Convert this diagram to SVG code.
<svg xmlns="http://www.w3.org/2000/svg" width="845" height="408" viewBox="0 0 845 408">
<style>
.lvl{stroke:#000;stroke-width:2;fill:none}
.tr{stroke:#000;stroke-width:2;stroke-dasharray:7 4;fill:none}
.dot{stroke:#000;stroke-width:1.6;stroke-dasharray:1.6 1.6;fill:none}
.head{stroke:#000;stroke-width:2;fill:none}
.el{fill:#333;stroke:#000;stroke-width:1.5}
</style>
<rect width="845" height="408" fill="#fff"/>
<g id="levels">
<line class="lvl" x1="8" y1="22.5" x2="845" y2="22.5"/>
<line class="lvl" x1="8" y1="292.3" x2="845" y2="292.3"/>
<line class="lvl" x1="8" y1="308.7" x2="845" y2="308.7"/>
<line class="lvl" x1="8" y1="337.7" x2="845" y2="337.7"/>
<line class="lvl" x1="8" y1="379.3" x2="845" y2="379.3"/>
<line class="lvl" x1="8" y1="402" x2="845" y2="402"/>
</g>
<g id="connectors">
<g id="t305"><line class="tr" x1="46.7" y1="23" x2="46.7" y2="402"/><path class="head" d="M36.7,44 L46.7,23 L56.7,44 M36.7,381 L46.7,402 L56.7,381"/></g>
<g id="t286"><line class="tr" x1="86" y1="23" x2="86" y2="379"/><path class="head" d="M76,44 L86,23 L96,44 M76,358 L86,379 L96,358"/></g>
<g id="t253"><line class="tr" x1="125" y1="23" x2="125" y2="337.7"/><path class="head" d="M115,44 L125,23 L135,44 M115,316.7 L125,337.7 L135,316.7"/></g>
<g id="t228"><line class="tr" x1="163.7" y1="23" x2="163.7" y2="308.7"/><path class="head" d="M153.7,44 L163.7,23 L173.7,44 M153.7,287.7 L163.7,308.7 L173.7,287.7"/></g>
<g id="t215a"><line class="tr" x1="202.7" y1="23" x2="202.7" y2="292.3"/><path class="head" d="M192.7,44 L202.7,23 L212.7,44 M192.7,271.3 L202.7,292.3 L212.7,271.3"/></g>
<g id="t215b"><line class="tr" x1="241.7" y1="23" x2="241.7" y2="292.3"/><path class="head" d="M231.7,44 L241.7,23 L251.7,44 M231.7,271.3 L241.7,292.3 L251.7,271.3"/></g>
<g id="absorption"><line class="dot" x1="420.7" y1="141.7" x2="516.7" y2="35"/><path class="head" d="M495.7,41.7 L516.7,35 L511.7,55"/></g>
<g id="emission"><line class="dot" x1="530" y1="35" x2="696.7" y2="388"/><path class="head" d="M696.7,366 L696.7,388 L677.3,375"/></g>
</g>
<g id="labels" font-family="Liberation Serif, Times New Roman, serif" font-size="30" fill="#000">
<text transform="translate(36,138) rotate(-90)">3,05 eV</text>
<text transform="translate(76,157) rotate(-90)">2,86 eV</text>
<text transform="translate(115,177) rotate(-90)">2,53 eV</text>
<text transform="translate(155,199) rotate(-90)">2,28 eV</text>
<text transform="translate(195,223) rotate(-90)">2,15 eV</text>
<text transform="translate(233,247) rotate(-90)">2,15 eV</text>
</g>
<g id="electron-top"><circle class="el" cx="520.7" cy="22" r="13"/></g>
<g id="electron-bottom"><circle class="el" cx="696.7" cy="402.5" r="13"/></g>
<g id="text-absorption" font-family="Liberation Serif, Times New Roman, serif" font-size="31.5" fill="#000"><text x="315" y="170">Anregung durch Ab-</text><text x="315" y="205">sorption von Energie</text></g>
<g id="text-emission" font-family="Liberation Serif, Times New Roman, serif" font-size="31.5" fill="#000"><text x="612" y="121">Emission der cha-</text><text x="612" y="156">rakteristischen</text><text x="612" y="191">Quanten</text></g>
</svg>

* * *

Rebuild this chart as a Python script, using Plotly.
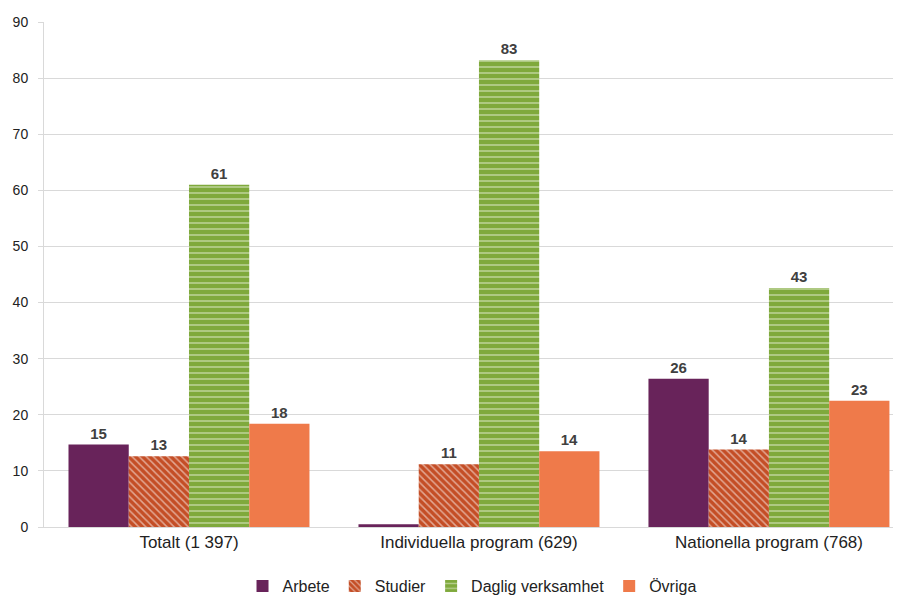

---

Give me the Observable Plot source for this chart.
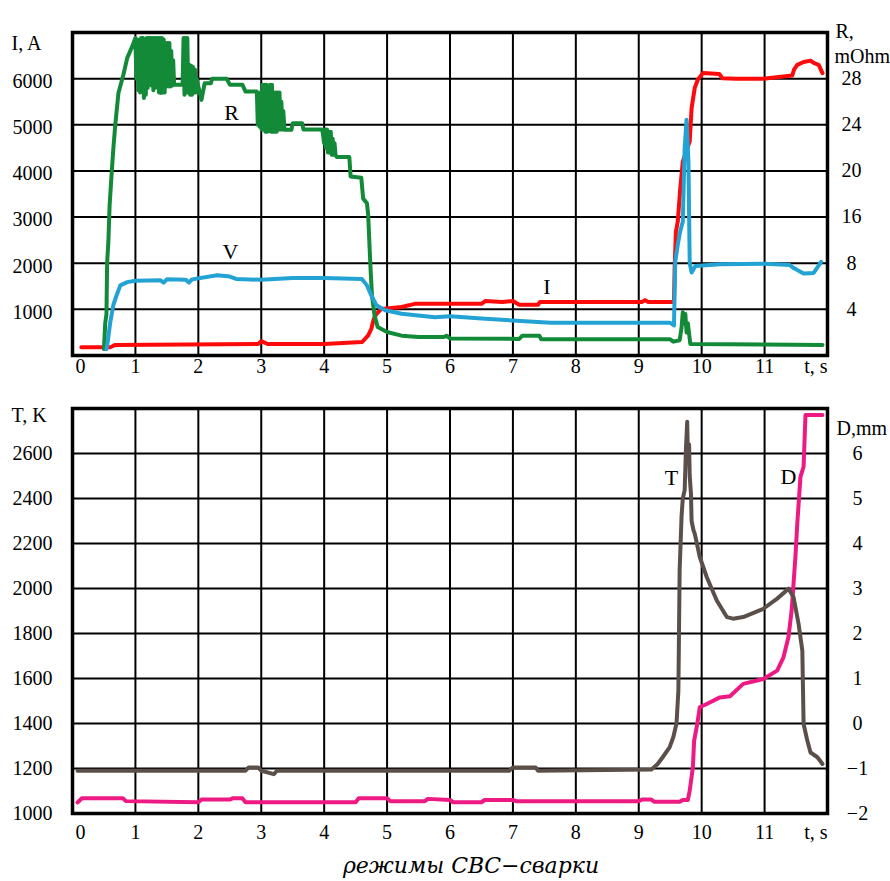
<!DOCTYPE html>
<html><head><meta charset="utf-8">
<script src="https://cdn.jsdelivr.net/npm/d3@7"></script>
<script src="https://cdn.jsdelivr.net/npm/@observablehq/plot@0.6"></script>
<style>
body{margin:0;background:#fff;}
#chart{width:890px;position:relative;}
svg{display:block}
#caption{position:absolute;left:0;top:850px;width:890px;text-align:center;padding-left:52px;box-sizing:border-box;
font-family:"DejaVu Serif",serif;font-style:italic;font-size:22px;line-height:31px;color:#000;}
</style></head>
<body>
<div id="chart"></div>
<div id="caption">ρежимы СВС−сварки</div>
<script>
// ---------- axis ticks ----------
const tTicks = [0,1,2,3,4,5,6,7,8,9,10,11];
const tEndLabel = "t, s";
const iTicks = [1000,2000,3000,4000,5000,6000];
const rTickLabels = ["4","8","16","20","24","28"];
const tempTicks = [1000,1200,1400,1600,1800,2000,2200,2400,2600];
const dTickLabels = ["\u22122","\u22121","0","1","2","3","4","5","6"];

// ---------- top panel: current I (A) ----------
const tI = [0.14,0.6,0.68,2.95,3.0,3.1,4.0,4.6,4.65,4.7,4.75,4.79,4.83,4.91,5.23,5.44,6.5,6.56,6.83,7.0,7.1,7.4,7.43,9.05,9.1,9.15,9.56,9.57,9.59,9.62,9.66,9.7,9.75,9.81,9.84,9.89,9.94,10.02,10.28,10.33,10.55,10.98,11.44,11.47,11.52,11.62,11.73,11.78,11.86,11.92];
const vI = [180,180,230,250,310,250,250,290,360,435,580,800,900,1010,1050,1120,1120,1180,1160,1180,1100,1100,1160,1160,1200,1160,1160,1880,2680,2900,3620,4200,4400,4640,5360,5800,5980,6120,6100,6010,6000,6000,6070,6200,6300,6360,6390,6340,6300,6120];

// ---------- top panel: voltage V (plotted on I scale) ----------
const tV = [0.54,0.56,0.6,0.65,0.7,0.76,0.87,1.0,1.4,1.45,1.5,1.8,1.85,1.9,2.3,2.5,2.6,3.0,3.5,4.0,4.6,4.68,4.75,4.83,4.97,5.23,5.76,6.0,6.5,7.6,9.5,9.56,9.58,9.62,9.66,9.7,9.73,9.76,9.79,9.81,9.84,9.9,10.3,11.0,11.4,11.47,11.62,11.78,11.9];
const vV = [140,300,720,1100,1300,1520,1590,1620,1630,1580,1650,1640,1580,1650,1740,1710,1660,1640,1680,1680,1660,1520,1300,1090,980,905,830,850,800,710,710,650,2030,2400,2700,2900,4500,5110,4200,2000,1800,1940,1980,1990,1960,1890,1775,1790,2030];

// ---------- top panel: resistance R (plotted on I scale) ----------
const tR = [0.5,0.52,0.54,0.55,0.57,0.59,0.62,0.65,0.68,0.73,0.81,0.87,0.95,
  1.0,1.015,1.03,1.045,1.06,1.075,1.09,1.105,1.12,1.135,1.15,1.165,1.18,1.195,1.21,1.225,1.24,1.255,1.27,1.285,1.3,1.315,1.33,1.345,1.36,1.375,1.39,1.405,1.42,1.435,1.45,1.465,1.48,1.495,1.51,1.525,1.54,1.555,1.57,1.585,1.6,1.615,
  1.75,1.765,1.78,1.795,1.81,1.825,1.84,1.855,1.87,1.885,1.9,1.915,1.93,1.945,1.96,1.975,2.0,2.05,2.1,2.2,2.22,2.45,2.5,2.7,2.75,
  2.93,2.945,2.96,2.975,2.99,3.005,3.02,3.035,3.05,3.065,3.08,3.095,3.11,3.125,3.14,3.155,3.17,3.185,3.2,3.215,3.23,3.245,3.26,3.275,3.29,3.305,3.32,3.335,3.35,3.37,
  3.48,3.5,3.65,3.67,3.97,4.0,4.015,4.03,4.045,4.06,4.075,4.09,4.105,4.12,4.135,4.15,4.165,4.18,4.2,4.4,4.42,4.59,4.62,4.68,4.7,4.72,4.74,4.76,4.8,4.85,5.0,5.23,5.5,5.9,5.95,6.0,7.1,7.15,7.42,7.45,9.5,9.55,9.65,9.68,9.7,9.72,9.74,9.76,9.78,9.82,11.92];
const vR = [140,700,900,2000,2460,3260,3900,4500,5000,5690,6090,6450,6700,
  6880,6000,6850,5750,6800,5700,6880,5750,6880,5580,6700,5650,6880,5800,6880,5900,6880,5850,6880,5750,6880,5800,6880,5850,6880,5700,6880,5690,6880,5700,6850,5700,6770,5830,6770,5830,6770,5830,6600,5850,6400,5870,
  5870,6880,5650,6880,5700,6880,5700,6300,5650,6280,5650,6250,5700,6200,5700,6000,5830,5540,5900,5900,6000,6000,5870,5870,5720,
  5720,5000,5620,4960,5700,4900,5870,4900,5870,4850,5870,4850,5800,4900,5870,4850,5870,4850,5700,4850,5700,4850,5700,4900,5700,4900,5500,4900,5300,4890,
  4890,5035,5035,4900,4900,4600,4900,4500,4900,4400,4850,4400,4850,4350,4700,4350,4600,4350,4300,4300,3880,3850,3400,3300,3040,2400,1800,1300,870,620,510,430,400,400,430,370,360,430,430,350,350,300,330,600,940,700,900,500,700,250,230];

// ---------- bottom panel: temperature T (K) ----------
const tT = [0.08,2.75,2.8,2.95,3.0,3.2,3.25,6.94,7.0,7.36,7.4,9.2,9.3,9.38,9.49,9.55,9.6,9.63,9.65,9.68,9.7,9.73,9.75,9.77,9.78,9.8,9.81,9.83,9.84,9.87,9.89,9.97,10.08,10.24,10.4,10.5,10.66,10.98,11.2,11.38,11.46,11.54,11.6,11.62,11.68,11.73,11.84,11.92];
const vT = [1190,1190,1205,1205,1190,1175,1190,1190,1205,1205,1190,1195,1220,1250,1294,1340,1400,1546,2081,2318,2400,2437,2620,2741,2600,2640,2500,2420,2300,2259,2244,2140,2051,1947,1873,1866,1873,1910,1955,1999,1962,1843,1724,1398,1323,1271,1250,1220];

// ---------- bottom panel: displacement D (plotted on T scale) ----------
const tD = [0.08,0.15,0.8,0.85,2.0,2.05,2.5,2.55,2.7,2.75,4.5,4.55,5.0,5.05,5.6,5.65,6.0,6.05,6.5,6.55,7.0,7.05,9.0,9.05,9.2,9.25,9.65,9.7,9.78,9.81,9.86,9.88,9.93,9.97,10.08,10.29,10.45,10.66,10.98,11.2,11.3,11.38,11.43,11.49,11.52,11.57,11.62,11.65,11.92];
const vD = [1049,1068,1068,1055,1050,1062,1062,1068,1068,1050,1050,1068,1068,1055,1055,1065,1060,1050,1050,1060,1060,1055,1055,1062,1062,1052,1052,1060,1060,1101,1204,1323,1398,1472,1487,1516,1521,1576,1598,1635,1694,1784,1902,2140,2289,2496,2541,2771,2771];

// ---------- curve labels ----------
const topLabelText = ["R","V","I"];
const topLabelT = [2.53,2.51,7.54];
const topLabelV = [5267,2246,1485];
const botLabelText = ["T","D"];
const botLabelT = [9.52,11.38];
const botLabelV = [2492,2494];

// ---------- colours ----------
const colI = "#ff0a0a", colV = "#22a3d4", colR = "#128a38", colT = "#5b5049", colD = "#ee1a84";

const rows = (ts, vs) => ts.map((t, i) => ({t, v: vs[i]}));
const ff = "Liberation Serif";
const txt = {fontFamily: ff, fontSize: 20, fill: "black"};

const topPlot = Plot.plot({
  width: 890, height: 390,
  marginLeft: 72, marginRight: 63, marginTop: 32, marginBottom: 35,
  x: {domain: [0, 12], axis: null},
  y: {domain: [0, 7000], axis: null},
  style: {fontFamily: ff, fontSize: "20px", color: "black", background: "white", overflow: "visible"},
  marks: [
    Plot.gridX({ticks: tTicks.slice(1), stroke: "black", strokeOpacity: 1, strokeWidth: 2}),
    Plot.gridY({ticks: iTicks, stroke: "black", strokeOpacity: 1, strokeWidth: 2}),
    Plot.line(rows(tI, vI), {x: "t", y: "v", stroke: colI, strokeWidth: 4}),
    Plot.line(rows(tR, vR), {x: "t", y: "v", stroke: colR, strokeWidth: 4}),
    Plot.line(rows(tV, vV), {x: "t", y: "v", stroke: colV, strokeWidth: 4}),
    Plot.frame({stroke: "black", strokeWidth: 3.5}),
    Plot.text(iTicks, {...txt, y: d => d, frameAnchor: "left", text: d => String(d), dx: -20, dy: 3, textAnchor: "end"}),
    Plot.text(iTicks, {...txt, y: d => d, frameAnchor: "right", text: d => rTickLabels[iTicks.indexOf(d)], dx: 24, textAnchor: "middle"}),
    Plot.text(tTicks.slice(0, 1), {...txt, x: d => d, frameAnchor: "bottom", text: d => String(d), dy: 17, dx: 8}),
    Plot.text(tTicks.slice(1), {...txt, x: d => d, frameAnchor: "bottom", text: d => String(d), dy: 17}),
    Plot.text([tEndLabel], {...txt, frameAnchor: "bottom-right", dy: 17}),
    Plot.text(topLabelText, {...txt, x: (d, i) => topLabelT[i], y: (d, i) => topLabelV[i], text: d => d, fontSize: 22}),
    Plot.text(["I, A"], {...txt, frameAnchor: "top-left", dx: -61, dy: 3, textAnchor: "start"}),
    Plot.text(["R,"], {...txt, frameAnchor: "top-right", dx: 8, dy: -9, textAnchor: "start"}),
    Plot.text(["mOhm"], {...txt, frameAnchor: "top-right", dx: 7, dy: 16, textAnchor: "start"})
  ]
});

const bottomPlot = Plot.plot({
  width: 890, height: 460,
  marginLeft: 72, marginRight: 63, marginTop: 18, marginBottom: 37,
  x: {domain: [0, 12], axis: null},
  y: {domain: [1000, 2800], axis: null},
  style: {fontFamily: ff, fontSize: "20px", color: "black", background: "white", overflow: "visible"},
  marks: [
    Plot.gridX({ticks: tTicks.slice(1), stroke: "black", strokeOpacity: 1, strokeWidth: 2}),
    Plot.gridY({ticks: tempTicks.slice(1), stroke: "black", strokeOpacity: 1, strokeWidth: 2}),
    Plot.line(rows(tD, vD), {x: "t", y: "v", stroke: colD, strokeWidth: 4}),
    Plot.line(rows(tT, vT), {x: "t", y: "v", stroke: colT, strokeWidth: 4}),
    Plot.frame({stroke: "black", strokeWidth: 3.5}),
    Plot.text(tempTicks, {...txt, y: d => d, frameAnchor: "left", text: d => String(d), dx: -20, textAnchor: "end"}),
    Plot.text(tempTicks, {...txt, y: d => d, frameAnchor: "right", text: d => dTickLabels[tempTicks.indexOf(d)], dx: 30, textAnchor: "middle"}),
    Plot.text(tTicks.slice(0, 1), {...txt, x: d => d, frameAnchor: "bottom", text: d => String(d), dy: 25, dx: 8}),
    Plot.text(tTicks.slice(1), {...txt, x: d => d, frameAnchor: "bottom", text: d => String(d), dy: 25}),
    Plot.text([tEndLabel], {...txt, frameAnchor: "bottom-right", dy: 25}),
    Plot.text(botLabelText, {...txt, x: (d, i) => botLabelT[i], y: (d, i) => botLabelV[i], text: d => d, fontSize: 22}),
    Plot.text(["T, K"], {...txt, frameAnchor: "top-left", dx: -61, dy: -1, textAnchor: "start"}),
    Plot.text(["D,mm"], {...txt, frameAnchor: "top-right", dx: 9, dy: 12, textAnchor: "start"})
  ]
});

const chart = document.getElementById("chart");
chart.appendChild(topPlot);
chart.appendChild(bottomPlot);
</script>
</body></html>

→ Given request: Count every line of the material above that holds the string "chart", then state only the total.

→ Result below: 7